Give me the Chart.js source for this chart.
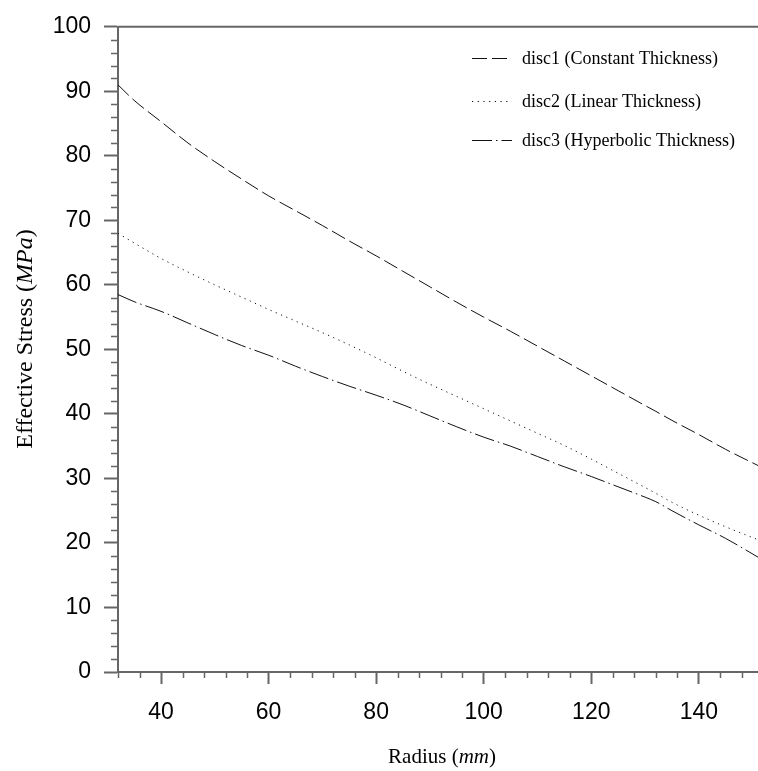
<!DOCTYPE html>
<html>
<head>
<meta charset="utf-8">
<script src="https://cdn.jsdelivr.net/npm/chart.js@4.4.0/dist/chart.umd.min.js"></script>
<style>
  html, body { margin: 0; padding: 0; background: #fff; }
  canvas { display: block; }
</style>
</head>
<body>
<canvas id="chart" width="758" height="771"></canvas>
<script>
// radius (mm) and effective stress (MPa)
const radius = [32, 35, 40, 45, 50, 55, 60, 65, 70, 75, 80, 85, 90, 95, 100, 105, 110, 115, 120, 125, 130, 132, 135, 140, 145, 151];
const disc1  = [91.0, 88.6, 85.3, 82.0, 79.1, 76.4, 73.8, 71.5, 69.2, 66.8, 64.5, 62.1, 59.7, 57.3, 55.0, 52.8, 50.5, 48.2, 45.9, 43.6, 41.3, 40.4, 39.0, 36.8, 34.5, 32.0];
const disc2  = [68.0, 66.5, 64.1, 62.0, 60.0, 58.1, 56.2, 54.4, 52.6, 50.7, 48.7, 46.6, 44.6, 42.7, 40.8, 38.9, 37.0, 35.1, 33.0, 30.8, 28.6, 27.7, 26.3, 24.3, 22.5, 20.5];
const disc3  = [58.5, 57.4, 55.9, 54.1, 52.3, 50.6, 49.1, 47.4, 45.8, 44.3, 42.9, 41.4, 39.7, 38.0, 36.4, 35.0, 33.4, 31.8, 30.3, 28.7, 27.1, 26.4, 25.0, 22.8, 20.7, 17.8];

const labels = ['disc1 (Constant Thickness)', 'disc2 (Linear Thickness)', 'disc3 (Hyperbolic Thickness)'];
const xTitle = ['Radius (', 'mm', ')'];
const yTitle = ['Effective Stress (', 'MPa', ')'];

const AXIS = '#666';
const LINE = '#111';
const dashes = [[15, 5], [1.2, 4.5], [20, 4, 1.5, 4]];

const pts = arr => radius.map((r, i) => ({ x: r, y: arr[i] }));

// minor ticks, top border, axis titles with italic units, legend
const extras = {
  id: 'extras',
  afterDraw(chart) {
    const { ctx, chartArea: a, scales: { x, y } } = chart;
    ctx.save();
    ctx.strokeStyle = AXIS;
    ctx.lineWidth = 1.5;
    ctx.beginPath();
    for (let v = 32; v <= 151; v += 4) {
      if (v % 20 === 0) continue;
      const px = Math.round(x.getPixelForValue(v)) + 0.5;
      ctx.moveTo(px, a.bottom); ctx.lineTo(px, a.bottom + 6);
    }
    for (let v = 2; v < 100; v += 2) {
      if (v % 10 === 0) continue;
      const py = Math.round(y.getPixelForValue(v)) + 0.5;
      ctx.moveTo(a.left, py); ctx.lineTo(a.left - 7, py);
    }
    ctx.stroke();

    // top border
    ctx.lineWidth = 2;
    ctx.beginPath();
    ctx.moveTo(a.left, a.top); ctx.lineTo(a.right, a.top);
    ctx.stroke();

    // axis titles
    ctx.fillStyle = '#000';
    ctx.textBaseline = 'alphabetic';
    const mixed = (parts, size) => {
      const fonts = parts.map((_, i) => (i === 1 ? 'italic ' : '') + size + 'px "Liberation Serif", "Times New Roman", serif');
      const w = parts.map((p, i) => { ctx.font = fonts[i]; return ctx.measureText(p).width; });
      return { fonts, w, total: w.reduce((s, v) => s + v, 0) };
    };
    let m = mixed(xTitle, 21);
    let cx = 442 - m.total / 2;
    xTitle.forEach((p, i) => { ctx.font = m.fonts[i]; ctx.textAlign = 'left'; ctx.fillText(p, cx, 763); cx += m.w[i]; });

    ctx.save();
    ctx.translate(32, 339);
    ctx.rotate(-Math.PI / 2);
    m = mixed(yTitle, 24);
    cx = -m.total / 2;
    yTitle.forEach((p, i) => { ctx.font = m.fonts[i]; ctx.textAlign = 'left'; ctx.fillText(p, cx, 0); cx += m.w[i]; });
    ctx.restore();

    // legend
    const rows = [58, 101, 140];
    ctx.font = '18px "Liberation Serif", "Times New Roman", serif';
    ctx.textBaseline = 'middle';
    chart.data.datasets.forEach((ds, i) => {
      ctx.strokeStyle = LINE;
      ctx.lineWidth = 1;
      ctx.setLineDash(ds.borderDash);
      ctx.beginPath();
      ctx.moveTo(472, rows[i] + 0.5); ctx.lineTo(512, rows[i] + 0.5);
      ctx.stroke();
      ctx.setLineDash([]);
      ctx.fillText(ds.label, 522, rows[i] + 1);
    });
    ctx.restore();
  }
};

new Chart(document.getElementById('chart'), {
  type: 'line',
  data: {
    datasets: [disc1, disc2, disc3].map((arr, i) => ({
      label: labels[i],
      data: pts(arr),
      borderColor: LINE,
      borderWidth: 1,
      borderDash: dashes[i],
      pointRadius: 0,
      cubicInterpolationMode: 'monotone',
      fill: false
    }))
  },
  options: {
    responsive: false,
    animation: false,
    layout: { padding: { top: 16, right: 0, left: 0, bottom: 0 } },
    plugins: { legend: { display: false }, tooltip: { enabled: false } },
    scales: {
      x: {
        type: 'linear',
        min: 32,
        max: 151,
        afterFit(s) { s.height = 99; },
        ticks: {
          stepSize: 20,
          includeBounds: false,
          padding: 15,
          color: '#000',
          font: { family: '"Liberation Sans", Arial, sans-serif', size: 23 }
        },
        grid: { drawOnChartArea: false, tickLength: 12, tickColor: AXIS, tickWidth: 2 },
        border: { color: AXIS, width: 2 }
      },
      y: {
        min: 0,
        max: 100,
        afterFit(s) { s.width = 118; },
        ticks: {
          stepSize: 10,
          padding: 13,
          color: '#000',
          font: { family: '"Liberation Sans", Arial, sans-serif', size: 23 }
        },
        grid: { drawOnChartArea: false, tickLength: 14, tickColor: AXIS, tickWidth: 2 },
        border: { color: AXIS, width: 2 }
      }
    }
  },
  plugins: [extras]
});
</script>
</body>
</html>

────────

Task brief
Begin at the first line of the material and copy each line exactly through the one containing "const pts = arr". Omit pictures.

The completed task
Give me the Chart.js source for this chart.
<!DOCTYPE html>
<html>
<head>
<meta charset="utf-8">
<script src="https://cdn.jsdelivr.net/npm/chart.js@4.4.0/dist/chart.umd.min.js"></script>
<style>
  html, body { margin: 0; padding: 0; background: #fff; }
  canvas { display: block; }
</style>
</head>
<body>
<canvas id="chart" width="758" height="771"></canvas>
<script>
// radius (mm) and effective stress (MPa)
const radius = [32, 35, 40, 45, 50, 55, 60, 65, 70, 75, 80, 85, 90, 95, 100, 105, 110, 115, 120, 125, 130, 132, 135, 140, 145, 151];
const disc1  = [91.0, 88.6, 85.3, 82.0, 79.1, 76.4, 73.8, 71.5, 69.2, 66.8, 64.5, 62.1, 59.7, 57.3, 55.0, 52.8, 50.5, 48.2, 45.9, 43.6, 41.3, 40.4, 39.0, 36.8, 34.5, 32.0];
const disc2  = [68.0, 66.5, 64.1, 62.0, 60.0, 58.1, 56.2, 54.4, 52.6, 50.7, 48.7, 46.6, 44.6, 42.7, 40.8, 38.9, 37.0, 35.1, 33.0, 30.8, 28.6, 27.7, 26.3, 24.3, 22.5, 20.5];
const disc3  = [58.5, 57.4, 55.9, 54.1, 52.3, 50.6, 49.1, 47.4, 45.8, 44.3, 42.9, 41.4, 39.7, 38.0, 36.4, 35.0, 33.4, 31.8, 30.3, 28.7, 27.1, 26.4, 25.0, 22.8, 20.7, 17.8];

const labels = ['disc1 (Constant Thickness)', 'disc2 (Linear Thickness)', 'disc3 (Hyperbolic Thickness)'];
const xTitle = ['Radius (', 'mm', ')'];
const yTitle = ['Effective Stress (', 'MPa', ')'];

const AXIS = '#666';
const LINE = '#111';
const dashes = [[15, 5], [1.2, 4.5], [20, 4, 1.5, 4]];

const pts = arr => radius.map((r, i) => ({ x: r, y: arr[i] }));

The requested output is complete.